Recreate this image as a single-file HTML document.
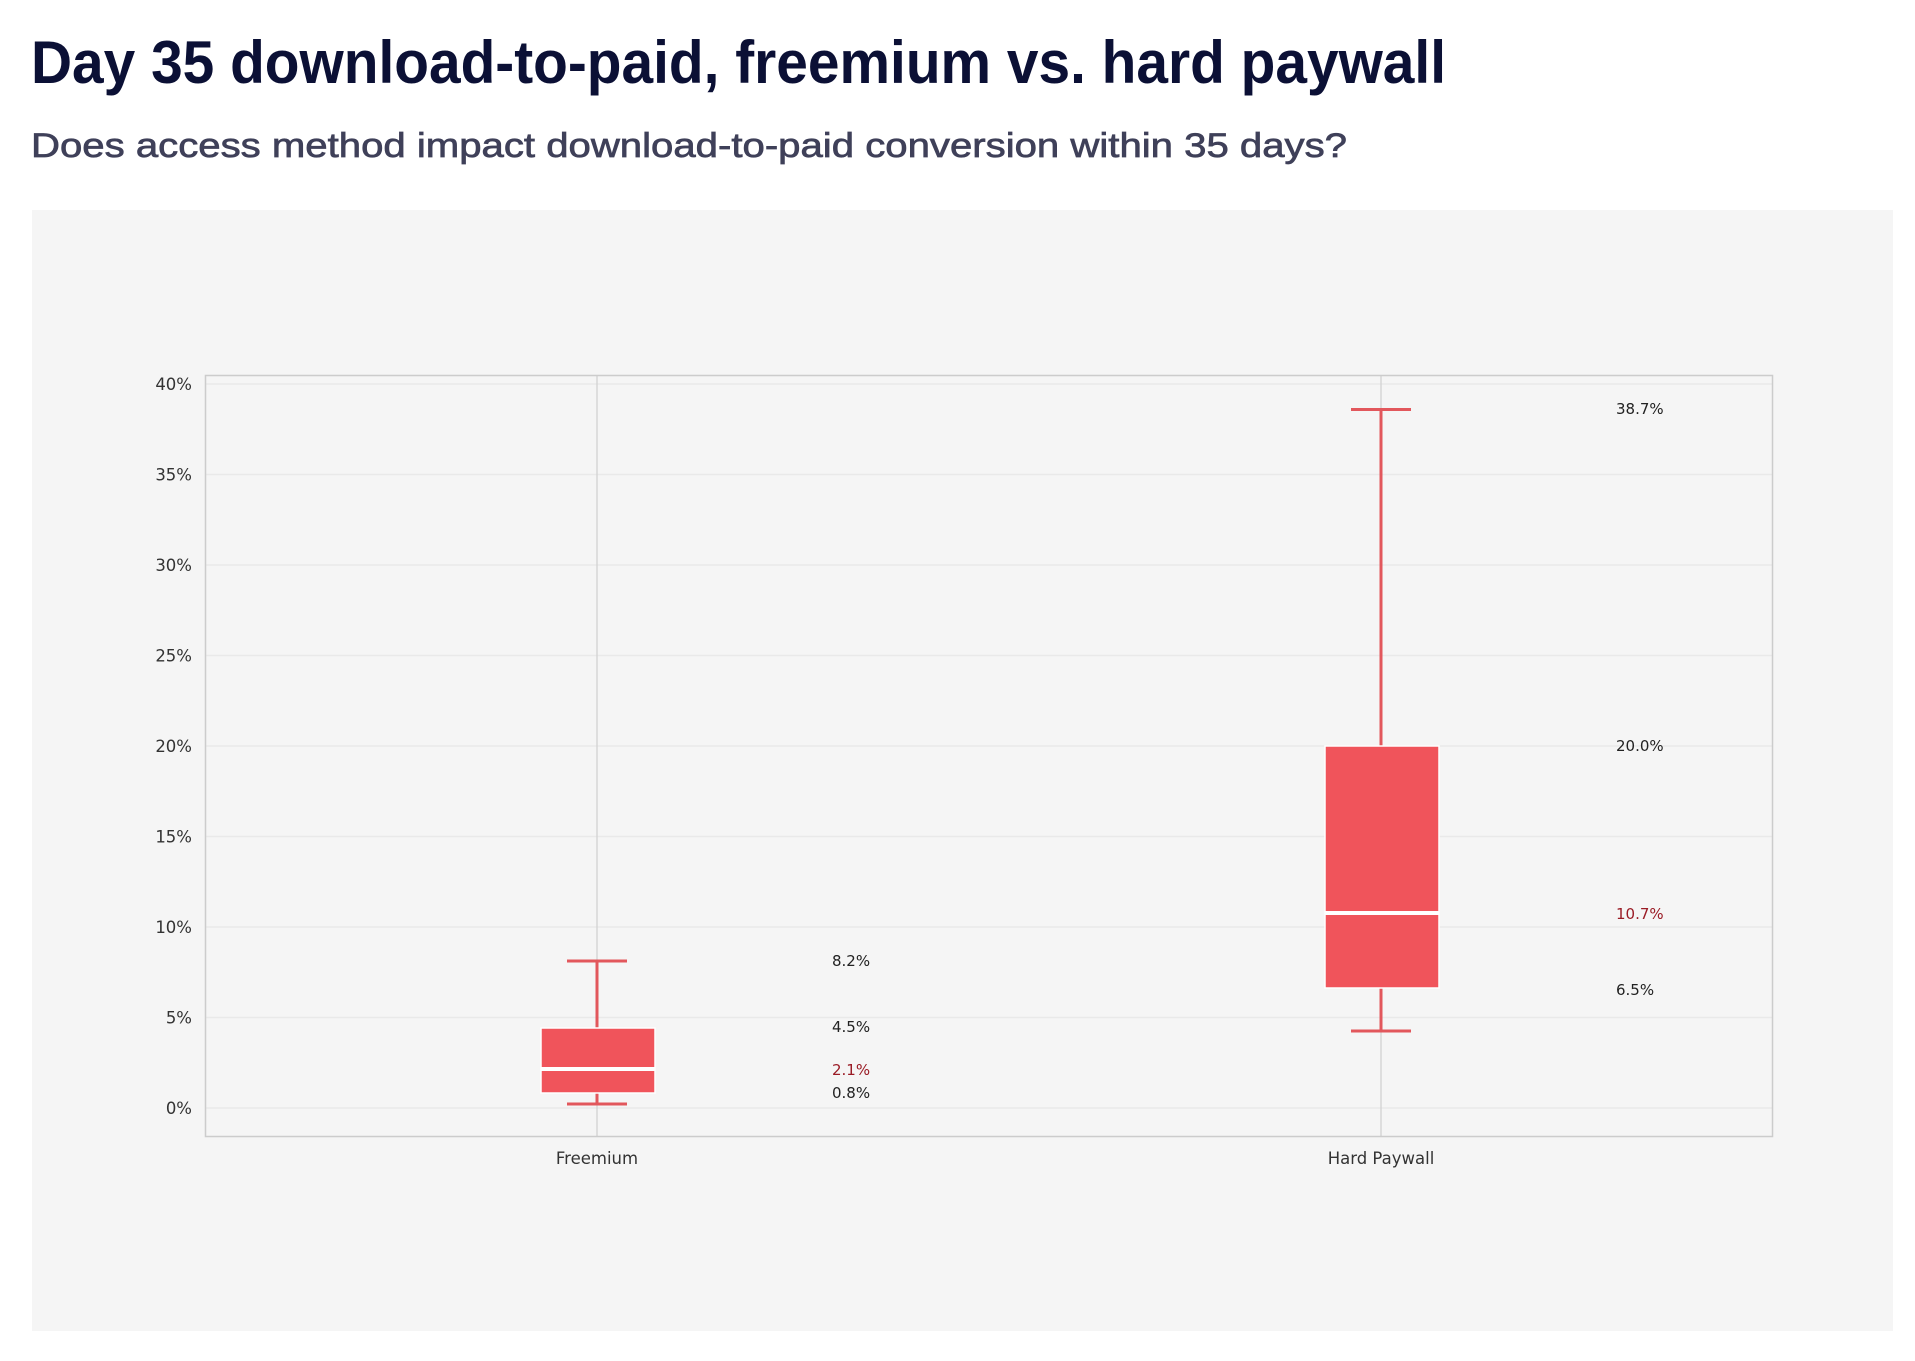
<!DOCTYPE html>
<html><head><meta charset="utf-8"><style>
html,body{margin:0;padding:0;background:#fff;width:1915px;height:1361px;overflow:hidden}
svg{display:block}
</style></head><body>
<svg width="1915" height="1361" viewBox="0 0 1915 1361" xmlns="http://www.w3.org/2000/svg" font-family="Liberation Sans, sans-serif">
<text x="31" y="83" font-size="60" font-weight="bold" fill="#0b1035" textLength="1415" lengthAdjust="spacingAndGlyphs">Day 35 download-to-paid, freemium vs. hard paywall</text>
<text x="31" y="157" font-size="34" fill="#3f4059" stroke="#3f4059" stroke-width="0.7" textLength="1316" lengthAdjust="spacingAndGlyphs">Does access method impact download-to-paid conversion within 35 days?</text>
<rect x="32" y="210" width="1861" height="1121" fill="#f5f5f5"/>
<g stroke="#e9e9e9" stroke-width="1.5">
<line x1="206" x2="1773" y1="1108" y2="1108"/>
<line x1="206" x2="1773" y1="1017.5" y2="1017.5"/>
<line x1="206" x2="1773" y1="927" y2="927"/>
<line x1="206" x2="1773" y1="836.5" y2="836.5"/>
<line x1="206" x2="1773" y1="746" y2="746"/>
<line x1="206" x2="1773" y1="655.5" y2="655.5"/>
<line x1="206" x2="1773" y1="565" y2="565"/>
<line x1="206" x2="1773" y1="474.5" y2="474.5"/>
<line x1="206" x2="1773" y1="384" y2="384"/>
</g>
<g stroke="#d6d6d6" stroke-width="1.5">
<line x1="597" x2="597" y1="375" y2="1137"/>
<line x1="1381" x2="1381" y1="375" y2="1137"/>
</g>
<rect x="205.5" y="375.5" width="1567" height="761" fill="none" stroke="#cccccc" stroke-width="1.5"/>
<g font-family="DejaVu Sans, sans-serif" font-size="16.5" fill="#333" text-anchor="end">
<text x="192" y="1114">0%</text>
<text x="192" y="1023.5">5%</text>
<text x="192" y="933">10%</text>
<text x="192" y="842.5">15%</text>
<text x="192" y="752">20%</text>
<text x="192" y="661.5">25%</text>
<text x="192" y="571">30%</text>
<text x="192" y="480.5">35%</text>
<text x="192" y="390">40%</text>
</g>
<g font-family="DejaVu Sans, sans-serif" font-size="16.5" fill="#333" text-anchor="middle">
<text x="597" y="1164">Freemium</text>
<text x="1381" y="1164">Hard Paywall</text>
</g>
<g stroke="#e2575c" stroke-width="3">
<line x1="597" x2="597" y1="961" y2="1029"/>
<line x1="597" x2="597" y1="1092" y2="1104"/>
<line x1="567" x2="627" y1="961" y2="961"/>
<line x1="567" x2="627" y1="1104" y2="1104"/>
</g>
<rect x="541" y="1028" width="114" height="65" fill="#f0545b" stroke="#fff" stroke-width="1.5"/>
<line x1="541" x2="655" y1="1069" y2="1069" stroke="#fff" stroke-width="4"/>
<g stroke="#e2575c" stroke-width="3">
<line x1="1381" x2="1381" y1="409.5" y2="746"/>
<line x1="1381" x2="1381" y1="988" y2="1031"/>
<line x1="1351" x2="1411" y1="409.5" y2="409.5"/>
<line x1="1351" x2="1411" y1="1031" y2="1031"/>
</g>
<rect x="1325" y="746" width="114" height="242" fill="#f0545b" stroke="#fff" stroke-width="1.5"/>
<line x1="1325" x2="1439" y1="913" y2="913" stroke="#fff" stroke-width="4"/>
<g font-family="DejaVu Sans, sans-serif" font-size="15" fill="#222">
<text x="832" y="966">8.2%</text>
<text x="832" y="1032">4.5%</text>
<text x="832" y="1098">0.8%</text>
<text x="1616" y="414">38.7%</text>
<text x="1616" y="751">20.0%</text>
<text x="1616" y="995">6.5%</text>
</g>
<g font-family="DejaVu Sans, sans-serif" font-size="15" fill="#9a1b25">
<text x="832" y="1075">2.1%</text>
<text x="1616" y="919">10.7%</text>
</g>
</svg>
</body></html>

──────────────────────────────

* GIVEN PROBLEM *
Copy out all of the data word for word. Do not carry over any picture.

* WRITTEN RESPONSE *
Recreate this image as a single-file HTML document.
<!DOCTYPE html>
<html><head><meta charset="utf-8"><style>
html,body{margin:0;padding:0;background:#fff;width:1915px;height:1361px;overflow:hidden}
svg{display:block}
</style></head><body>
<svg width="1915" height="1361" viewBox="0 0 1915 1361" xmlns="http://www.w3.org/2000/svg" font-family="Liberation Sans, sans-serif">
<text x="31" y="83" font-size="60" font-weight="bold" fill="#0b1035" textLength="1415" lengthAdjust="spacingAndGlyphs">Day 35 download-to-paid, freemium vs. hard paywall</text>
<text x="31" y="157" font-size="34" fill="#3f4059" stroke="#3f4059" stroke-width="0.7" textLength="1316" lengthAdjust="spacingAndGlyphs">Does access method impact download-to-paid conversion within 35 days?</text>
<rect x="32" y="210" width="1861" height="1121" fill="#f5f5f5"/>
<g stroke="#e9e9e9" stroke-width="1.5">
<line x1="206" x2="1773" y1="1108" y2="1108"/>
<line x1="206" x2="1773" y1="1017.5" y2="1017.5"/>
<line x1="206" x2="1773" y1="927" y2="927"/>
<line x1="206" x2="1773" y1="836.5" y2="836.5"/>
<line x1="206" x2="1773" y1="746" y2="746"/>
<line x1="206" x2="1773" y1="655.5" y2="655.5"/>
<line x1="206" x2="1773" y1="565" y2="565"/>
<line x1="206" x2="1773" y1="474.5" y2="474.5"/>
<line x1="206" x2="1773" y1="384" y2="384"/>
</g>
<g stroke="#d6d6d6" stroke-width="1.5">
<line x1="597" x2="597" y1="375" y2="1137"/>
<line x1="1381" x2="1381" y1="375" y2="1137"/>
</g>
<rect x="205.5" y="375.5" width="1567" height="761" fill="none" stroke="#cccccc" stroke-width="1.5"/>
<g font-family="DejaVu Sans, sans-serif" font-size="16.5" fill="#333" text-anchor="end">
<text x="192" y="1114">0%</text>
<text x="192" y="1023.5">5%</text>
<text x="192" y="933">10%</text>
<text x="192" y="842.5">15%</text>
<text x="192" y="752">20%</text>
<text x="192" y="661.5">25%</text>
<text x="192" y="571">30%</text>
<text x="192" y="480.5">35%</text>
<text x="192" y="390">40%</text>
</g>
<g font-family="DejaVu Sans, sans-serif" font-size="16.5" fill="#333" text-anchor="middle">
<text x="597" y="1164">Freemium</text>
<text x="1381" y="1164">Hard Paywall</text>
</g>
<g stroke="#e2575c" stroke-width="3">
<line x1="597" x2="597" y1="961" y2="1029"/>
<line x1="597" x2="597" y1="1092" y2="1104"/>
<line x1="567" x2="627" y1="961" y2="961"/>
<line x1="567" x2="627" y1="1104" y2="1104"/>
</g>
<rect x="541" y="1028" width="114" height="65" fill="#f0545b" stroke="#fff" stroke-width="1.5"/>
<line x1="541" x2="655" y1="1069" y2="1069" stroke="#fff" stroke-width="4"/>
<g stroke="#e2575c" stroke-width="3">
<line x1="1381" x2="1381" y1="409.5" y2="746"/>
<line x1="1381" x2="1381" y1="988" y2="1031"/>
<line x1="1351" x2="1411" y1="409.5" y2="409.5"/>
<line x1="1351" x2="1411" y1="1031" y2="1031"/>
</g>
<rect x="1325" y="746" width="114" height="242" fill="#f0545b" stroke="#fff" stroke-width="1.5"/>
<line x1="1325" x2="1439" y1="913" y2="913" stroke="#fff" stroke-width="4"/>
<g font-family="DejaVu Sans, sans-serif" font-size="15" fill="#222">
<text x="832" y="966">8.2%</text>
<text x="832" y="1032">4.5%</text>
<text x="832" y="1098">0.8%</text>
<text x="1616" y="414">38.7%</text>
<text x="1616" y="751">20.0%</text>
<text x="1616" y="995">6.5%</text>
</g>
<g font-family="DejaVu Sans, sans-serif" font-size="15" fill="#9a1b25">
<text x="832" y="1075">2.1%</text>
<text x="1616" y="919">10.7%</text>
</g>
</svg>
</body></html>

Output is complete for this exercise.